### REQUEST
Repeat the material exactly from its first line to the line that includes "(normt) at (339,509)". Skip pictures.

### PROVIDED MATERIAL
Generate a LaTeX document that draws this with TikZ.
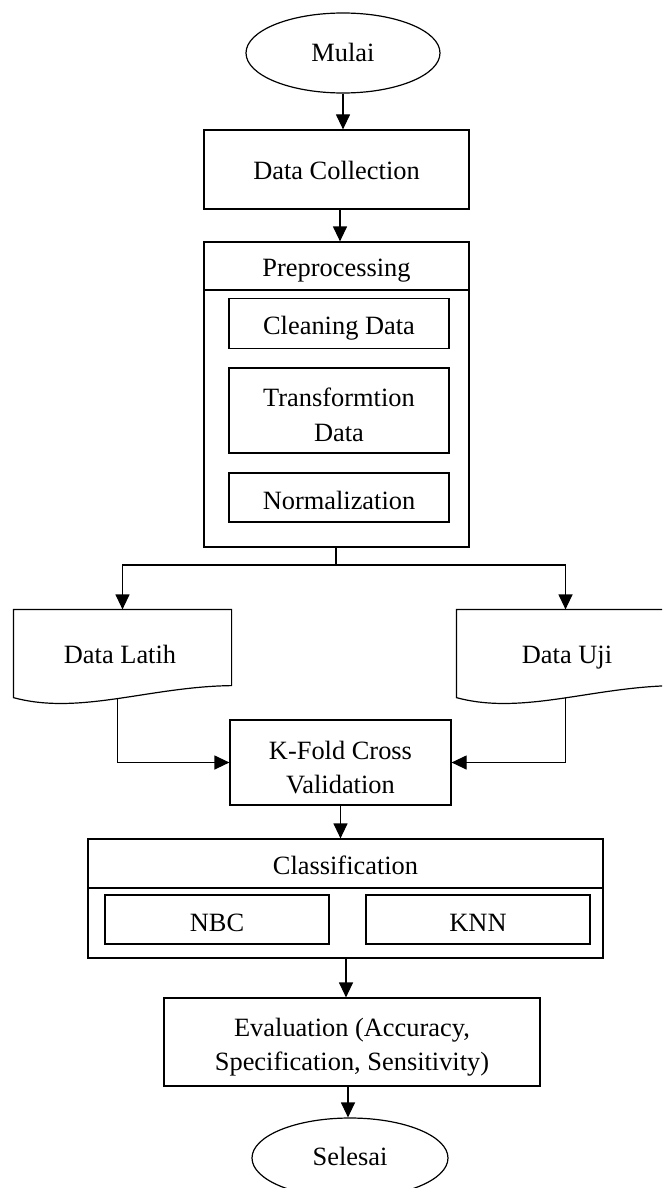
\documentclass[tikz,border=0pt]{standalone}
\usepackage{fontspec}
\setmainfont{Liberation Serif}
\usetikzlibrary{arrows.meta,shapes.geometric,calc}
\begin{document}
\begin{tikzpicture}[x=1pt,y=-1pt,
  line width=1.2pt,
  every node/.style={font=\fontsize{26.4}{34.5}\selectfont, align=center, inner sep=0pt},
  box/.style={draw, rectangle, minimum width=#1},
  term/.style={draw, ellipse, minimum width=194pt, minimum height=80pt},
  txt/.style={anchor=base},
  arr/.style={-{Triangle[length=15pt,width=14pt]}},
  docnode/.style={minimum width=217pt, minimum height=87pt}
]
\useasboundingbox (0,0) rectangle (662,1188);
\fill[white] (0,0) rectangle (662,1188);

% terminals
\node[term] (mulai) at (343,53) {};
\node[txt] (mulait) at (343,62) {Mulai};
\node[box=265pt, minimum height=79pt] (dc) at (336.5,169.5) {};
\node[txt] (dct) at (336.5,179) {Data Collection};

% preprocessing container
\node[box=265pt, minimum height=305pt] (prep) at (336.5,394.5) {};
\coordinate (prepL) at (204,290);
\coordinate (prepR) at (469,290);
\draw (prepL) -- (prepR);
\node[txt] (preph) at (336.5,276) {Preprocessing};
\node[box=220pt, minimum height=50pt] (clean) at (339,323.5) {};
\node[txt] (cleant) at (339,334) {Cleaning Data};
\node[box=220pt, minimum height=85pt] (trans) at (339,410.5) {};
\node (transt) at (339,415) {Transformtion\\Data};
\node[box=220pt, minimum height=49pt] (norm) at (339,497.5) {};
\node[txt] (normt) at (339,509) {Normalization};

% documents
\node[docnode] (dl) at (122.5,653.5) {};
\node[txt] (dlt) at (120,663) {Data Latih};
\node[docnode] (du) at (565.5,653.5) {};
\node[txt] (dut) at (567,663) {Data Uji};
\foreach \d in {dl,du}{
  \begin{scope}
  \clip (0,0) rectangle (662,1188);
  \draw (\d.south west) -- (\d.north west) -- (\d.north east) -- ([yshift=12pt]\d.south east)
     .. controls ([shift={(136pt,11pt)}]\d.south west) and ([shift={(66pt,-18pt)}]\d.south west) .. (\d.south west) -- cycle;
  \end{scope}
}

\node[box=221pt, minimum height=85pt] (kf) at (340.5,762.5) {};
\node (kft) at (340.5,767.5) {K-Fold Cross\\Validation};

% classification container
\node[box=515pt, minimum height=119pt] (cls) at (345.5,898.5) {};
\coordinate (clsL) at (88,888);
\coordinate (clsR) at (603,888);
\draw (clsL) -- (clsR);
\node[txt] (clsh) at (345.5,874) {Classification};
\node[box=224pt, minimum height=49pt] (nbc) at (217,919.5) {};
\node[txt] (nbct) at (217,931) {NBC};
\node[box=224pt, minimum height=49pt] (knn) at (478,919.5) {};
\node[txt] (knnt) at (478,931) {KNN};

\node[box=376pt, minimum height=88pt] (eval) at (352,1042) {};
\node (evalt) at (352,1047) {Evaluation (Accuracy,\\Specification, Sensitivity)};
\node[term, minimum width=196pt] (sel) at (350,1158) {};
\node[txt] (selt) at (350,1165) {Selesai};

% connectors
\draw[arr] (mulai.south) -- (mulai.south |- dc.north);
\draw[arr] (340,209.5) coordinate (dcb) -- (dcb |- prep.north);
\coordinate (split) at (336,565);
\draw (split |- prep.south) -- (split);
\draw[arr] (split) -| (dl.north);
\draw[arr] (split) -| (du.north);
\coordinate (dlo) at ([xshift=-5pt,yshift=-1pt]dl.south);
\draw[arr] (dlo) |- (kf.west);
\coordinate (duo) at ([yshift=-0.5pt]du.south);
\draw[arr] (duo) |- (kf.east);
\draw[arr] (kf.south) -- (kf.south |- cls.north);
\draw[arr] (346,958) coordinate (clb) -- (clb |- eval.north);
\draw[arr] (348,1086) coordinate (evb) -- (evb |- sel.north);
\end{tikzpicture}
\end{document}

### OUTPUT OF THE TASK
Generate a LaTeX document that draws this with TikZ.
\documentclass[tikz,border=0pt]{standalone}
\usepackage{fontspec}
\setmainfont{Liberation Serif}
\usetikzlibrary{arrows.meta,shapes.geometric,calc}
\begin{document}
\begin{tikzpicture}[x=1pt,y=-1pt,
  line width=1.2pt,
  every node/.style={font=\fontsize{26.4}{34.5}\selectfont, align=center, inner sep=0pt},
  box/.style={draw, rectangle, minimum width=#1},
  term/.style={draw, ellipse, minimum width=194pt, minimum height=80pt},
  txt/.style={anchor=base},
  arr/.style={-{Triangle[length=15pt,width=14pt]}},
  docnode/.style={minimum width=217pt, minimum height=87pt}
]
\useasboundingbox (0,0) rectangle (662,1188);
\fill[white] (0,0) rectangle (662,1188);

% terminals
\node[term] (mulai) at (343,53) {};
\node[txt] (mulait) at (343,62) {Mulai};
\node[box=265pt, minimum height=79pt] (dc) at (336.5,169.5) {};
\node[txt] (dct) at (336.5,179) {Data Collection};

% preprocessing container
\node[box=265pt, minimum height=305pt] (prep) at (336.5,394.5) {};
\coordinate (prepL) at (204,290);
\coordinate (prepR) at (469,290);
\draw (prepL) -- (prepR);
\node[txt] (preph) at (336.5,276) {Preprocessing};
\node[box=220pt, minimum height=50pt] (clean) at (339,323.5) {};
\node[txt] (cleant) at (339,334) {Cleaning Data};
\node[box=220pt, minimum height=85pt] (trans) at (339,410.5) {};
\node (transt) at (339,415) {Transformtion\\Data};
\node[box=220pt, minimum height=49pt] (norm) at (339,497.5) {};
\node[txt] (normt) at (339,509) {Normalization};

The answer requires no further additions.